Mi amigo y colega Federico Jannen, tuvo la gentileza de entregarme un artículo mío publicado en el diario Metropolitano en la edición impresa del domingo 4 de octubre de 1998. Personalmente había olvidado lo mencionado en dicho documento.
Como parte de mis nuevos registros y de la historia de mis publicaciones, transcribí dicho comentario y pongo a consideración bajo el titular: "Amores públicos, odios secretos"
La gran cantidad de cosas que
pasan en nuestra vida, generalmente cruzan sin que nos percatemos que existen.
Dos de ellas son los amores profundos y las acciones que han socorrido nuestra
existencia.
Tratar el tema del amor es tan
largo y tan extenso como la cantidad de personas que existe en este planeta y a
pesar de los estudios, estadísticas, análisis, evaluaciones y una retafila de
argumentos, la posición del amor es difícil de circunscribir, así que mejor es
dejarlo así.
Pero las maniobras que se
realizan alrededor de nuestra vida sí se pueden cuantificar y hasta cualificar;
cuando esto sucede guardamos resentimientos y los hacemos públicos o las
apreciamos en secreto. Eso es una regla.
Sin embargo, no toda regla sirve
para aplicarla en todo momento o hay algo o alguien que no la cumple; existe un
amor que lo pregonamos –casi con vergüenza–, pero interiormente nos rumiamos
las huella que deja. Y está en nuestro barrio.
A nombrar a un barrio no me
refiero solamente al sitio, sino a lo que implica compartir con los vecinos:
sus angustias, sus alegrías y todas esas cosas que ya se han dicho.
Buenos días vecino –se escuchaba
decir en tono amable–, mire que estamos a fin de mes y… mientras se desespera
dando explicaciones, su interlocutor continúa con sus habituales tareas: limpia
por aquí y por allá, pone en su sitio algún producto.
Así que vecino, ¿puede o no? Termina
diciendo el afligido ser humano, con las esperanzas puestas en otro ser humano
que conoce su vida y que tiene en sus manos el poder de solventarle una
necesidad; pero que no es ni burócrata, ni empleado, ni político, ni siquiera
está encumbrado en el Gobierno de turno.
Es un empresario que no descansa
ni sábado ni domingo, en las noches, generalmente, atiende en su negocio. Es el
salvador de los que viven en el barrio. Todos, de una u otra manera, creemos en
sus apuntes. Se trata del tendero.
En esta sociedad de crédito, en
que los sueldos no alcanzan para satisfacer todas nuestras necesidades, nos
vemos obligados a acogernos a los fíos en las tiendas. Hasta ahí el amor.

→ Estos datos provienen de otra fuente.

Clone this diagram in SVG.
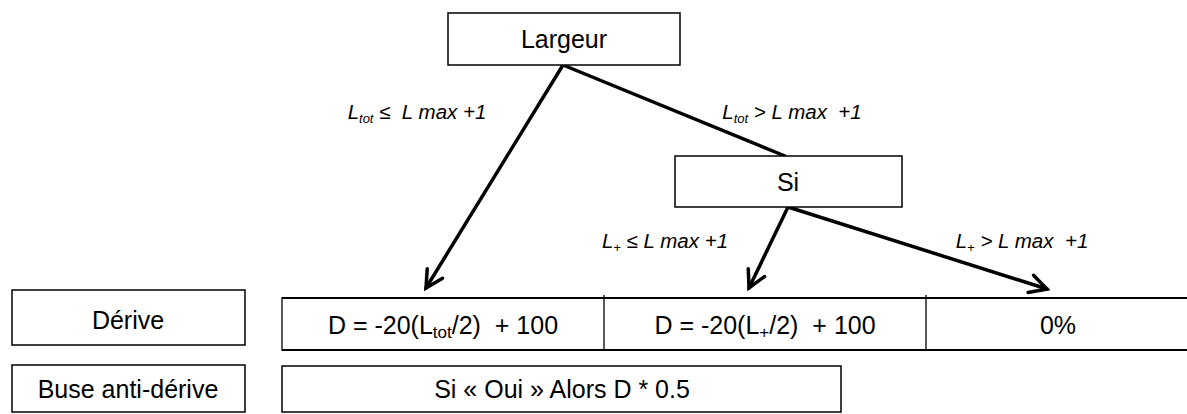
<svg xmlns="http://www.w3.org/2000/svg" width="1187" height="414" viewBox="0 0 1187 414">
<style>
.box{fill:#fff;stroke:#000;stroke-width:1.5}
.t{font-family:"Liberation Sans",Arial,sans-serif;font-size:25px;fill:#000;text-anchor:middle;white-space:pre}
.lbl{font-family:"Liberation Sans",Arial,sans-serif;font-size:20.5px;font-style:italic;fill:#000;text-anchor:middle;white-space:pre}
.sub{font-size:13px}
.fsub{font-size:17px}
.conn{stroke:#000;stroke-width:3.5;fill:none;stroke-linecap:round}
.rule{stroke:#000;stroke-width:2.2}
.thin{stroke:#000;stroke-width:1.3}
</style>
<defs>
<marker id="arr" markerUnits="userSpaceOnUse" markerWidth="24" markerHeight="24" viewBox="0 0 24 24" refX="20" refY="12" orient="auto">
<path d="M3,3 L20,12 L3,21" fill="none" stroke="#000" stroke-width="3.5" stroke-linecap="round" stroke-linejoin="miter"/>
</marker>
</defs>
<g id="connectors">
<line class="conn" x1="563" y1="65" x2="785" y2="156"/>
<line class="conn" x1="563" y1="65" x2="426" y2="288" marker-end="url(#arr)"/>
<line class="conn" x1="788" y1="207" x2="749" y2="288" marker-end="url(#arr)"/>
<line class="conn" x1="788" y1="207" x2="1047" y2="289" marker-end="url(#arr)"/>
</g>
<g id="labels">
<text class="lbl" x="417" y="119">L<tspan class="sub" dy="4">tot</tspan><tspan dy="-4"> ≤  L max +1</tspan></text>
<text class="lbl" x="792" y="119">L<tspan class="sub" dy="4">tot</tspan><tspan dy="-4"> &gt; L max  +1</tspan></text>
<text class="lbl" x="665" y="248">L<tspan class="sub" dy="4">+</tspan><tspan dy="-4"> ≤ L max +1</tspan></text>
<text class="lbl" x="1022" y="248">L<tspan class="sub" dy="4">+</tspan><tspan dy="-4"> &gt; L max  +1</tspan></text>
</g>
<g id="largeur">
<rect class="box" x="448" y="13" width="232" height="52"/>
<text class="t" x="564" y="48">Largeur</text>
</g>
<g id="si">
<rect class="box" x="675" y="156" width="227" height="51"/>
<text class="t" x="788" y="191">Si</text>
</g>
<g id="derive">
<rect class="box" x="12" y="290" width="233" height="55"/>
<text class="t" x="128" y="329">Dérive</text>
</g>
<g id="buse">
<rect class="box" x="12" y="365" width="233" height="47"/>
<text class="t" x="128" y="398">Buse anti-dérive</text>
</g>
<g id="derive-row">
<line class="rule" x1="282" y1="298" x2="1187" y2="298"/>
<line class="rule" x1="282" y1="350" x2="1187" y2="350"/>
<line class="thin" x1="282" y1="297" x2="282" y2="351"/>
<line class="thin" x1="604" y1="295" x2="604" y2="351"/>
<line class="thin" x1="926" y1="295" x2="926" y2="351"/>
<text class="t" x="443" y="334">D = -20(L<tspan class="fsub" dy="4">tot</tspan><tspan dy="-4">/2)  + 100</tspan></text>
<text class="t" x="765" y="334">D = -20(L<tspan class="fsub" dy="4">+</tspan><tspan dy="-4">/2)  + 100</tspan></text>
<text class="t" x="1058" y="334">0%</text>
</g>
<g id="buse-row">
<rect class="box" x="282" y="366" width="559" height="46"/>
<text class="t" x="562" y="398">Si « Oui » Alors D * 0.5</text>
</g>
</svg>
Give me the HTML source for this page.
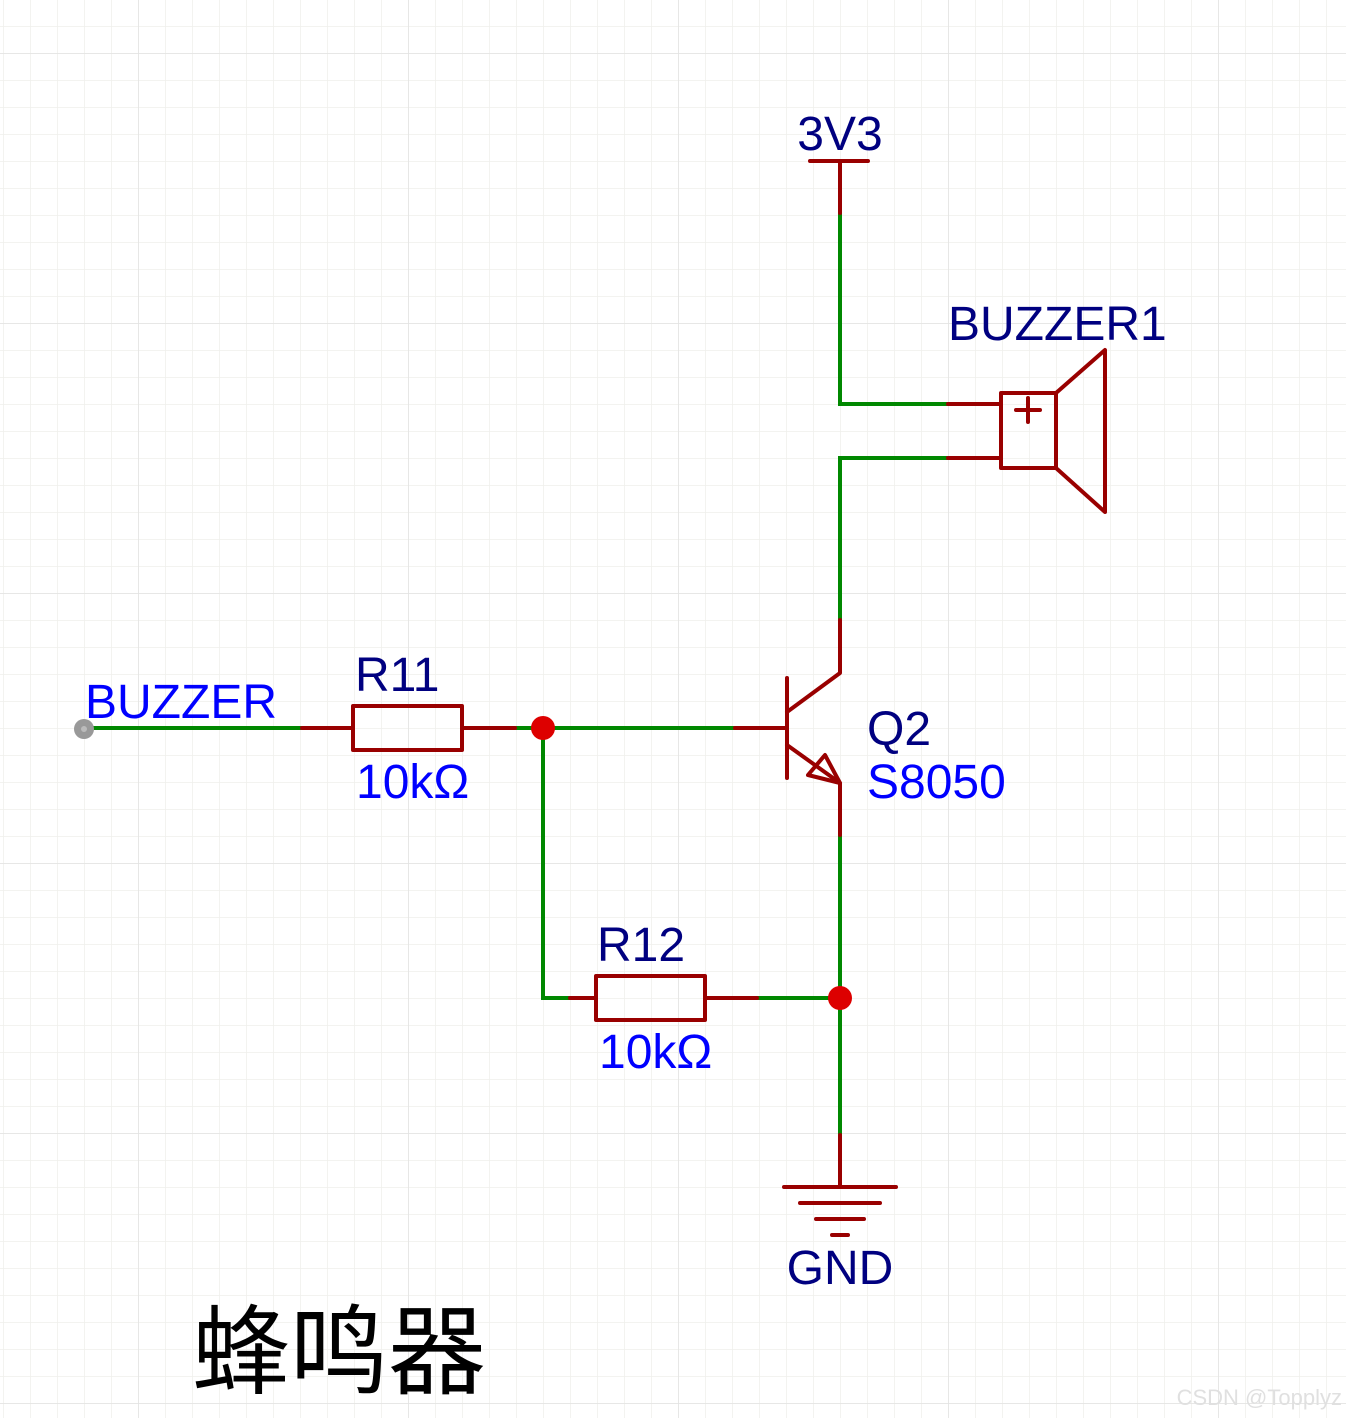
<!DOCTYPE html>
<html><head><meta charset="utf-8"><style>
html,body{margin:0;padding:0;background:#fff;}
svg{display:block;}
text{font-family:"Liberation Sans",Arial,sans-serif;font-size:48px;}
</style></head><body>
<svg width="1346" height="1418" viewBox="0 0 1346 1418" xmlns="http://www.w3.org/2000/svg">
<defs>
<pattern id="minor" width="27" height="27" patternUnits="userSpaceOnUse" x="3" y="-1">
<path d="M0 0H27M0 0V27" stroke="#efefec" stroke-width="1.5" fill="none"/>
</pattern>
<pattern id="major" width="270" height="270" patternUnits="userSpaceOnUse" x="138" y="53">
<path d="M0 0H270M0 0V270" stroke="#e2e2e2" stroke-width="1.5" fill="none"/>
</pattern>
</defs>
<rect width="1346" height="1418" fill="url(#minor)"/>
<rect width="1346" height="1418" fill="url(#major)"/>
<g fill="none" stroke-linecap="butt" stroke-width="4">
<g stroke="#008800">
<path d="M840 213V404H948"/>
<path d="M948 458H840V620"/>
<path d="M84 728H302"/>
<path d="M515 728H735"/>
<path d="M543 728V998H570"/>
<path d="M757 998H840"/>
<path d="M840 835V1135"/>
</g>
<g stroke="#990000" stroke-linejoin="round" stroke-linecap="round">
<path d="M810 161H868M840 161V213"/>
<path d="M948 404H1001M948 458H1001"/>
<rect x="1001" y="393" width="55" height="75"/>
<path d="M1056 393L1105 350V512L1056 468"/>
<path d="M1016 410H1040M1028 398V422"/>
<path d="M840 620V673L787 712"/>
<path d="M787 678V778"/>
<path d="M735 728H787"/>
<path d="M787 745L840 783V835"/>
<path d="M840 783L808 775L825 755Z"/>
<path d="M302 728H353"/>
<rect x="353" y="706" width="109" height="44"/>
<path d="M462 728H515"/>
<path d="M570 998H596"/>
<rect x="596" y="976" width="109" height="44"/>
<path d="M705 998H757"/>
<path d="M840 1135V1187"/>
<path d="M784 1187H896M800 1203H880M816 1219H864M832 1235H848"/>
</g>
</g>
<circle cx="543" cy="728" r="12" fill="#dd0000"/>
<circle cx="840" cy="998" r="12" fill="#dd0000"/>
<circle cx="84" cy="729" r="10" fill="#999"/>
<circle cx="84" cy="729" r="3" fill="#bbb"/>
<text x="840" y="150" fill="#000080" text-anchor="middle">3V3</text>
<text x="948" y="340" fill="#000080">BUZZER1</text>
<text x="85" y="718" fill="#0000ff">BUZZER</text>
<text x="355" y="691" fill="#000080">R11</text>
<text x="356" y="798" fill="#0000ff">10kΩ</text>
<text x="867" y="745" fill="#000080">Q2</text>
<text x="867" y="798" fill="#0000ff">S8050</text>
<text x="597" y="961" fill="#000080">R12</text>
<text x="599" y="1068" fill="#0000ff">10kΩ</text>
<text x="840" y="1284" fill="#000080" text-anchor="middle">GND</text>
<text x="192" y="1386" fill="#000" style="font-family:'Liberation Sans','Noto Sans CJK SC',sans-serif;font-size:98px;">蜂鸣器</text>
<text x="1342" y="1405" fill="#e0e0e0" text-anchor="end" style="font-size:22px;">CSDN @Topplyz</text>
</svg>
</body></html>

Buenas noches vecino –la misma
voz pero con emoción– como ya nos pagaron vengo a ver cuánto le debo…, gran
cantidad de números se juntan a una lista de productos y al final la cuenta.
El tendero, a diferencia de
cualquier otro comerciante, simplemente fía sin pedir nada que sirva como
prenda, ni cheques, ni joyas, ni ningún otro valor, para él simplemente es
suficiente que se trate de un vecino.
Pero en lo que sí se al resto de
vendedores es que trabaja para ganar dinero y por supuesto, los precios en una
tienda de barrio son más altos que en otro supermercado, no obstante en estos
no hay crédito.
Quienes fiamos en una tienda no
siempre pagamos el precio justo pero a cambio estamos seguros de que el “vecino”
jamás nos dejará morir de hambre ni de sed y hasta nos presta plata en
efectivo; aun así, luego de pagarle y de que nos damos cuenta que casi la mitad
de nuestro sueldo se ha quedado en aquel negocio, en nuestros adentros le
abominamos por habernos cobrado tan caro. Esos son los verdaderos amores
públicos que terminan en odios secretos.